**Provided data:**
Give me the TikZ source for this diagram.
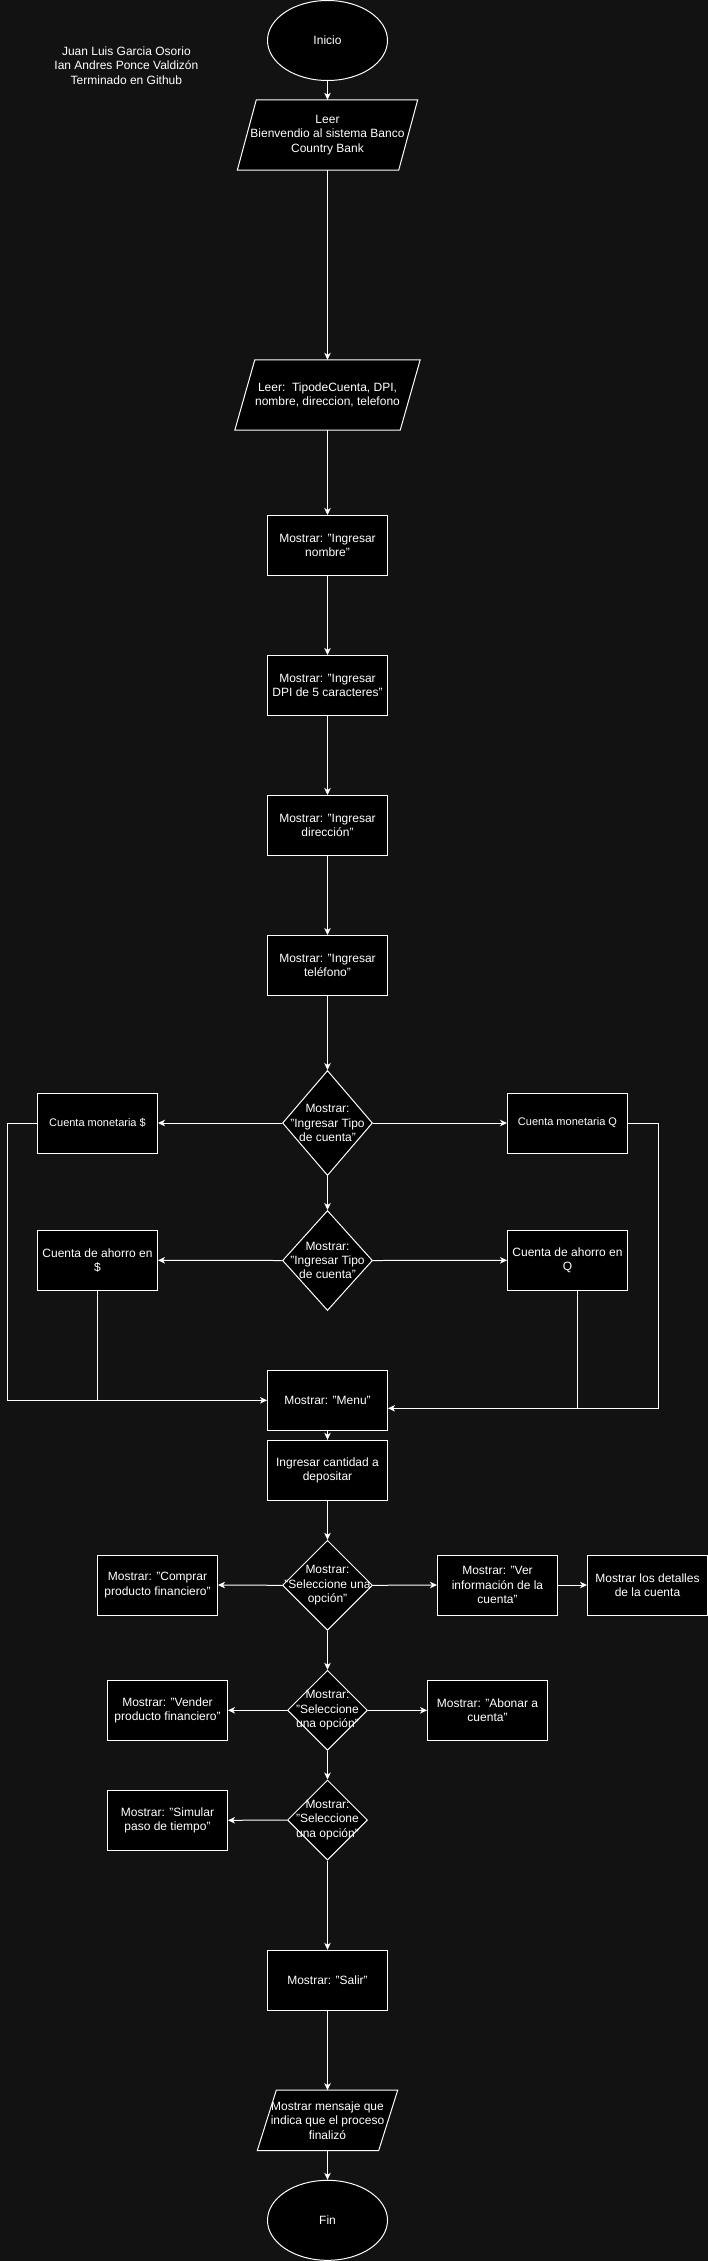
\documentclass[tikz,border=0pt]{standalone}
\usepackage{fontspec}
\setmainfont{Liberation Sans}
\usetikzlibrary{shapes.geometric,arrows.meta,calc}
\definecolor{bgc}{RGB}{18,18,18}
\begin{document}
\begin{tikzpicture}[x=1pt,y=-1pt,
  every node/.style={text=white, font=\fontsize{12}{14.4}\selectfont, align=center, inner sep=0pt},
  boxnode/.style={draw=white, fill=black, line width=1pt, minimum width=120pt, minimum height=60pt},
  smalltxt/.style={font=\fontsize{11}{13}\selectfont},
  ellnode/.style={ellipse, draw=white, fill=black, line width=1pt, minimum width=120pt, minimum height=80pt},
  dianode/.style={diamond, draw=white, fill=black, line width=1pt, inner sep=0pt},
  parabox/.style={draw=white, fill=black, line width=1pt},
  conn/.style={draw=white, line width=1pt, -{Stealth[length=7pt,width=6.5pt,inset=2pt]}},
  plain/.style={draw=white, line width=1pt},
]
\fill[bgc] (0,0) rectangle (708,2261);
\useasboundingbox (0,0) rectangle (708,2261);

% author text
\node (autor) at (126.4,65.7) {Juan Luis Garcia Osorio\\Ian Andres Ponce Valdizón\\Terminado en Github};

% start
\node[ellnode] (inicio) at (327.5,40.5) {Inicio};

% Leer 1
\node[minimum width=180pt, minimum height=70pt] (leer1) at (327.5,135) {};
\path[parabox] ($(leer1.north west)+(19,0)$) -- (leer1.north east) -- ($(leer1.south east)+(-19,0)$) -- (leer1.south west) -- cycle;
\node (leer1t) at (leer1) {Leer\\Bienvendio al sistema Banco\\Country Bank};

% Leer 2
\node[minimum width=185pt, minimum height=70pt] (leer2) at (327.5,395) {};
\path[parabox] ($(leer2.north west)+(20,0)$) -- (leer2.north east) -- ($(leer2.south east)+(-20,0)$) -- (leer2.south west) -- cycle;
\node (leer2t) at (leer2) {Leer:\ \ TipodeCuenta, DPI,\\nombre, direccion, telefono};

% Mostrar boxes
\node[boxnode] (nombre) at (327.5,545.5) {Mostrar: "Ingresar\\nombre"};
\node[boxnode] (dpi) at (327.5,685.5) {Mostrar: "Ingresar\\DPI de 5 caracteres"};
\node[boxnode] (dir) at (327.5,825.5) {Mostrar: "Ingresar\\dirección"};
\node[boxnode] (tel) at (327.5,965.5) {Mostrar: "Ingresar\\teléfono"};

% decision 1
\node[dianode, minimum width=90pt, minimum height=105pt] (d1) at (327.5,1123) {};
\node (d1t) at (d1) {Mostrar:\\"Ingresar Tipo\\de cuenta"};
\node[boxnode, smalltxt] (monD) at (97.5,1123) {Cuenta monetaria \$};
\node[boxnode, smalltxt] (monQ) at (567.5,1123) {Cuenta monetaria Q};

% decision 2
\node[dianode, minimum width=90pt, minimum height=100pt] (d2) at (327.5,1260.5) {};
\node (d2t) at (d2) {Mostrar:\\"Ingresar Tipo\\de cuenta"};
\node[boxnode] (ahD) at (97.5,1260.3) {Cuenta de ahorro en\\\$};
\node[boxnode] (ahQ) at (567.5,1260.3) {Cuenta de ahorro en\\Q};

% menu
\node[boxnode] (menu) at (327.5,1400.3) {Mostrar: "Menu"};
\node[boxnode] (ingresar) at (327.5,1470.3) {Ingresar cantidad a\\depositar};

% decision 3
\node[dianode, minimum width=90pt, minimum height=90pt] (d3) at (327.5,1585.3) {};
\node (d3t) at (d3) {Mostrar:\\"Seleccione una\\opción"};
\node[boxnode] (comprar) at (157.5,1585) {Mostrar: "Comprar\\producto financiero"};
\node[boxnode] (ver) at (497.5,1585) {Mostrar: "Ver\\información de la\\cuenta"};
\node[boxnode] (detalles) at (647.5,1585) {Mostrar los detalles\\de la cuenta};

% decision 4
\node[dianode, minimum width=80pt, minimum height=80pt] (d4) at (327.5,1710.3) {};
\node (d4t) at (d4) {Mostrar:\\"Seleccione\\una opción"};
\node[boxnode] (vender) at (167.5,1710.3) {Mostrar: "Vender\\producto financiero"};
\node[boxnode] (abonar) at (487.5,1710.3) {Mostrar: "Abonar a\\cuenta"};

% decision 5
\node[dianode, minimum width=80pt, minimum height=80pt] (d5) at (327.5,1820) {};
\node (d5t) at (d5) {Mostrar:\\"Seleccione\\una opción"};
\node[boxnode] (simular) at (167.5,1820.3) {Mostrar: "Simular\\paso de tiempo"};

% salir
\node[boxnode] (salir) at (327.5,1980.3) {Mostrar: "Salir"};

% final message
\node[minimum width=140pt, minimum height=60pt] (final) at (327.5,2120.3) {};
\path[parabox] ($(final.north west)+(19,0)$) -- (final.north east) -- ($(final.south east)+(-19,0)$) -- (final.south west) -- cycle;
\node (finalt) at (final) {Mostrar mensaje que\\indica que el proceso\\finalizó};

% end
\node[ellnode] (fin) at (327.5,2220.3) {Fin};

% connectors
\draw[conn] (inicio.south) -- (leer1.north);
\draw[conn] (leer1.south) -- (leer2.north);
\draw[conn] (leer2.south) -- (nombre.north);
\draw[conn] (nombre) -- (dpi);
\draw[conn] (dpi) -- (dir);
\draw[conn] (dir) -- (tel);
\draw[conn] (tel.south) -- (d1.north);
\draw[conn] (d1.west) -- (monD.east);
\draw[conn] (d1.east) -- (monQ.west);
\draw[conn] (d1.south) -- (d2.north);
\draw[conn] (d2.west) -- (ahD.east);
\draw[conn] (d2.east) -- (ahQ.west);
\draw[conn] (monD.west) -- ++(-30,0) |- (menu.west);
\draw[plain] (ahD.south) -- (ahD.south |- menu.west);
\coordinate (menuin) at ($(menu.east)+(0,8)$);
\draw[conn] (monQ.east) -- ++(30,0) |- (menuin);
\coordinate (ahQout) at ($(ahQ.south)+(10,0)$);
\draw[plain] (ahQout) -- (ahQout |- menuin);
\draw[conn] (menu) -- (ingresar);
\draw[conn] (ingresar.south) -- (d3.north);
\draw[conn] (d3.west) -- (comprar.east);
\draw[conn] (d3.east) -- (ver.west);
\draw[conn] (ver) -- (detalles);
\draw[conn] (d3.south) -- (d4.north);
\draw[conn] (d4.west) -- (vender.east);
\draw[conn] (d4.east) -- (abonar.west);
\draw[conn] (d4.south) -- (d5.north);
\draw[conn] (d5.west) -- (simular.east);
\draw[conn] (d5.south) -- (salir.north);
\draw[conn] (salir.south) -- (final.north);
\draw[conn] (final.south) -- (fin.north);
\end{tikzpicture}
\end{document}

**To be done:** Leave the images out and output the remaining material exactly as it stands.

**Final result:**
Give me the TikZ source for this diagram.
\documentclass[tikz,border=0pt]{standalone}
\usepackage{fontspec}
\setmainfont{Liberation Sans}
\usetikzlibrary{shapes.geometric,arrows.meta,calc}
\definecolor{bgc}{RGB}{18,18,18}
\begin{document}
\begin{tikzpicture}[x=1pt,y=-1pt,
  every node/.style={text=white, font=\fontsize{12}{14.4}\selectfont, align=center, inner sep=0pt},
  boxnode/.style={draw=white, fill=black, line width=1pt, minimum width=120pt, minimum height=60pt},
  smalltxt/.style={font=\fontsize{11}{13}\selectfont},
  ellnode/.style={ellipse, draw=white, fill=black, line width=1pt, minimum width=120pt, minimum height=80pt},
  dianode/.style={diamond, draw=white, fill=black, line width=1pt, inner sep=0pt},
  parabox/.style={draw=white, fill=black, line width=1pt},
  conn/.style={draw=white, line width=1pt, -{Stealth[length=7pt,width=6.5pt,inset=2pt]}},
  plain/.style={draw=white, line width=1pt},
]
\fill[bgc] (0,0) rectangle (708,2261);
\useasboundingbox (0,0) rectangle (708,2261);

% author text
\node (autor) at (126.4,65.7) {Juan Luis Garcia Osorio\\Ian Andres Ponce Valdizón\\Terminado en Github};

% start
\node[ellnode] (inicio) at (327.5,40.5) {Inicio};

% Leer 1
\node[minimum width=180pt, minimum height=70pt] (leer1) at (327.5,135) {};
\path[parabox] ($(leer1.north west)+(19,0)$) -- (leer1.north east) -- ($(leer1.south east)+(-19,0)$) -- (leer1.south west) -- cycle;
\node (leer1t) at (leer1) {Leer\\Bienvendio al sistema Banco\\Country Bank};

% Leer 2
\node[minimum width=185pt, minimum height=70pt] (leer2) at (327.5,395) {};
\path[parabox] ($(leer2.north west)+(20,0)$) -- (leer2.north east) -- ($(leer2.south east)+(-20,0)$) -- (leer2.south west) -- cycle;
\node (leer2t) at (leer2) {Leer:\ \ TipodeCuenta, DPI,\\nombre, direccion, telefono};

% Mostrar boxes
\node[boxnode] (nombre) at (327.5,545.5) {Mostrar: "Ingresar\\nombre"};
\node[boxnode] (dpi) at (327.5,685.5) {Mostrar: "Ingresar\\DPI de 5 caracteres"};
\node[boxnode] (dir) at (327.5,825.5) {Mostrar: "Ingresar\\dirección"};
\node[boxnode] (tel) at (327.5,965.5) {Mostrar: "Ingresar\\teléfono"};

% decision 1
\node[dianode, minimum width=90pt, minimum height=105pt] (d1) at (327.5,1123) {};
\node (d1t) at (d1) {Mostrar:\\"Ingresar Tipo\\de cuenta"};
\node[boxnode, smalltxt] (monD) at (97.5,1123) {Cuenta monetaria \$};
\node[boxnode, smalltxt] (monQ) at (567.5,1123) {Cuenta monetaria Q};

% decision 2
\node[dianode, minimum width=90pt, minimum height=100pt] (d2) at (327.5,1260.5) {};
\node (d2t) at (d2) {Mostrar:\\"Ingresar Tipo\\de cuenta"};
\node[boxnode] (ahD) at (97.5,1260.3) {Cuenta de ahorro en\\\$};
\node[boxnode] (ahQ) at (567.5,1260.3) {Cuenta de ahorro en\\Q};

% menu
\node[boxnode] (menu) at (327.5,1400.3) {Mostrar: "Menu"};
\node[boxnode] (ingresar) at (327.5,1470.3) {Ingresar cantidad a\\depositar};

% decision 3
\node[dianode, minimum width=90pt, minimum height=90pt] (d3) at (327.5,1585.3) {};
\node (d3t) at (d3) {Mostrar:\\"Seleccione una\\opción"};
\node[boxnode] (comprar) at (157.5,1585) {Mostrar: "Comprar\\producto financiero"};
\node[boxnode] (ver) at (497.5,1585) {Mostrar: "Ver\\información de la\\cuenta"};
\node[boxnode] (detalles) at (647.5,1585) {Mostrar los detalles\\de la cuenta};

% decision 4
\node[dianode, minimum width=80pt, minimum height=80pt] (d4) at (327.5,1710.3) {};
\node (d4t) at (d4) {Mostrar:\\"Seleccione\\una opción"};
\node[boxnode] (vender) at (167.5,1710.3) {Mostrar: "Vender\\producto financiero"};
\node[boxnode] (abonar) at (487.5,1710.3) {Mostrar: "Abonar a\\cuenta"};

% decision 5
\node[dianode, minimum width=80pt, minimum height=80pt] (d5) at (327.5,1820) {};
\node (d5t) at (d5) {Mostrar:\\"Seleccione\\una opción"};
\node[boxnode] (simular) at (167.5,1820.3) {Mostrar: "Simular\\paso de tiempo"};

% salir
\node[boxnode] (salir) at (327.5,1980.3) {Mostrar: "Salir"};

% final message
\node[minimum width=140pt, minimum height=60pt] (final) at (327.5,2120.3) {};
\path[parabox] ($(final.north west)+(19,0)$) -- (final.north east) -- ($(final.south east)+(-19,0)$) -- (final.south west) -- cycle;
\node (finalt) at (final) {Mostrar mensaje que\\indica que el proceso\\finalizó};

% end
\node[ellnode] (fin) at (327.5,2220.3) {Fin};

% connectors
\draw[conn] (inicio.south) -- (leer1.north);
\draw[conn] (leer1.south) -- (leer2.north);
\draw[conn] (leer2.south) -- (nombre.north);
\draw[conn] (nombre) -- (dpi);
\draw[conn] (dpi) -- (dir);
\draw[conn] (dir) -- (tel);
\draw[conn] (tel.south) -- (d1.north);
\draw[conn] (d1.west) -- (monD.east);
\draw[conn] (d1.east) -- (monQ.west);
\draw[conn] (d1.south) -- (d2.north);
\draw[conn] (d2.west) -- (ahD.east);
\draw[conn] (d2.east) -- (ahQ.west);
\draw[conn] (monD.west) -- ++(-30,0) |- (menu.west);
\draw[plain] (ahD.south) -- (ahD.south |- menu.west);
\coordinate (menuin) at ($(menu.east)+(0,8)$);
\draw[conn] (monQ.east) -- ++(30,0) |- (menuin);
\coordinate (ahQout) at ($(ahQ.south)+(10,0)$);
\draw[plain] (ahQout) -- (ahQout |- menuin);
\draw[conn] (menu) -- (ingresar);
\draw[conn] (ingresar.south) -- (d3.north);
\draw[conn] (d3.west) -- (comprar.east);
\draw[conn] (d3.east) -- (ver.west);
\draw[conn] (ver) -- (detalles);
\draw[conn] (d3.south) -- (d4.north);
\draw[conn] (d4.west) -- (vender.east);
\draw[conn] (d4.east) -- (abonar.west);
\draw[conn] (d4.south) -- (d5.north);
\draw[conn] (d5.west) -- (simular.east);
\draw[conn] (d5.south) -- (salir.north);
\draw[conn] (salir.south) -- (final.north);
\draw[conn] (final.south) -- (fin.north);
\end{tikzpicture}
\end{document}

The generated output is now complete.